There's people that contribute to the LibGen ecosystem but unfortunately it in areas that don't really benefit the community. Users don't need another CLI tool for LibGen, nor does the community need another Bot. Unfortunately that's what folks do, make extensions, CLI tools and bots that benefit next to no one and release all over silly willy with no support.
If you are referring to my duplication comments, sure (but even then I believe there are duplicates of the exact same edition of the same book). Though the filtering by filesize is orthogonal to editions etc. so has nothing to do with that.

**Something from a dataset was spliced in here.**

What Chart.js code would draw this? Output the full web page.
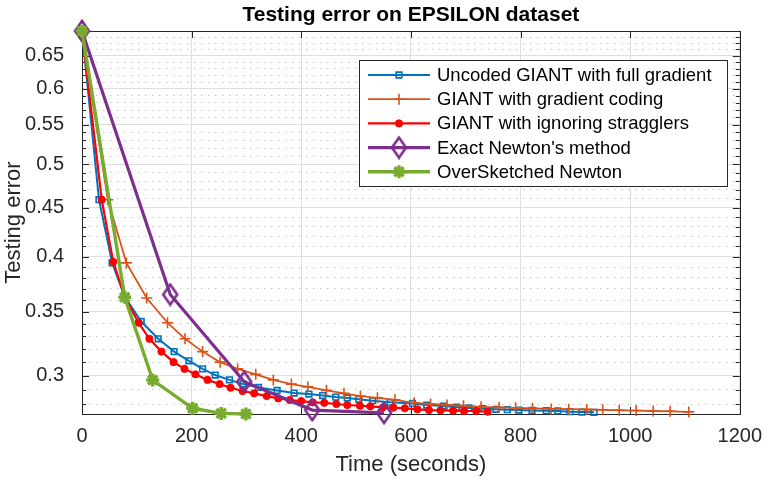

I have found the same book with multiple sized pdf, with same content. Someone maybe uploaded a poorly scanned pdf when the book was first released but later Someone else uploaded a OCRed version, but the first one just stayed hogging a large amount of storage.
How do you automate the process of figuring out which version is better? It's not safe to assume the smaller versions are always better, nor the inverse. Particularly for books with images, one version of the book may have passable image quality while the other compressed the images to jpeg mush. And there are considerations that are difficult to judge quantitatively, like the quality of formatting. Even something seemingly simple like testing whether a book's TOC is linked correctly entails a huge rats nest of heuristics and guesswork.
My usual heuristic is to take the version with the largest number of pages, or if there are several with the same number of pages, the one with the largest filesize. Obviously if someone is gaming this it won't work; it's trivial to insert mountains of noise into a PDF.
I usually prefer the scanned PDF in these cases, because the OCRed version often contains errors, and in cases where the book matters, those errors can be very difficult to detect (incorrect superscripts in equations and things like that). Sometimes it's so poorly scanned that I don't prefer the scan (especially a problem with scans by Google Books).
As the previous reply said, I've also seen duplicates while browsing. Would it be possible to let users flag duplicates somehow? It involves human unreliability, which is like automated unreliability, only different.